Ce bou­le­ver­se­ment de la chaîne de valeur « de la fourche à la four­chette » est pro­fond et on doit l’analyser en consi­dé­rant aus­si les enjeux de décar­bo­na­tion et plus lar­ge­ment de dura­bi­li­té. On dit que l’agriculture est à la fois contri­bu­trice, vic­time et par­tie de la solu­tion dans la décar­bo­na­tion. Elle est sur­tout, comme beau­coup de sec­teurs, en dif­fi­cul­té aujourd’hui vis-à-vis de ces objec­tifs de trans­for­ma­tion envi­ron­ne­men­tale, ne sachant pas bien com­ment mesu­rer la situa­tion actuelle, défi­nir une cible, et encore moins tra­cer le che­min pour y par­ve­nir. Enfin, les banques qui contri­buent for­te­ment au finan­ce­ment de l’agriculture et de l’agroalimentaire vont ren­for­cer dans les pro­chaines années leurs exi­gences en termes de mesure d’impact envi­ron­ne­men­tal envers les pro­jets et socié­tés qu’elles financent.
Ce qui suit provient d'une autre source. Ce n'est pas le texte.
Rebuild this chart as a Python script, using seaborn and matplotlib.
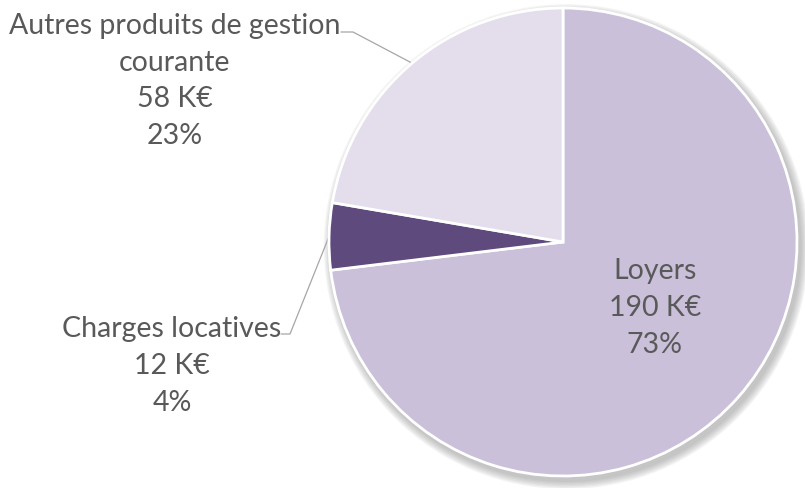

Ain­si, avec la réémer­gence d’une réflexion sur la sou­ve­rai­ne­té ali­men­taire, de nom­breuses ques­tions se posent, en par­ti­cu­lier : com­ment garan­tir un meilleur reve­nu aux agri­cul­teurs ? Com­ment maî­tri­ser les prix de vente aux consom­ma­teurs ? Tout en réus­sis­sant la bas­cule de l’ensemble de la chaîne de valeur vers la neu­tra­li­té car­bone et plus lar­ge­ment la trans­for­ma­tion envi­ron­ne­men­tale ? Dans cette période d’incertitude, il est inté­res­sant à la fois d’explorer des ini­tia­tives micro et de se poser les ques­tions macro. Le pré­sent dos­sier vise à don­ner, par la contri­bu­tion de res­pon­sables impli­qués aux deux niveaux, un aper­çu des défis à affron­ter et de la matu­ri­té des démarches engagées.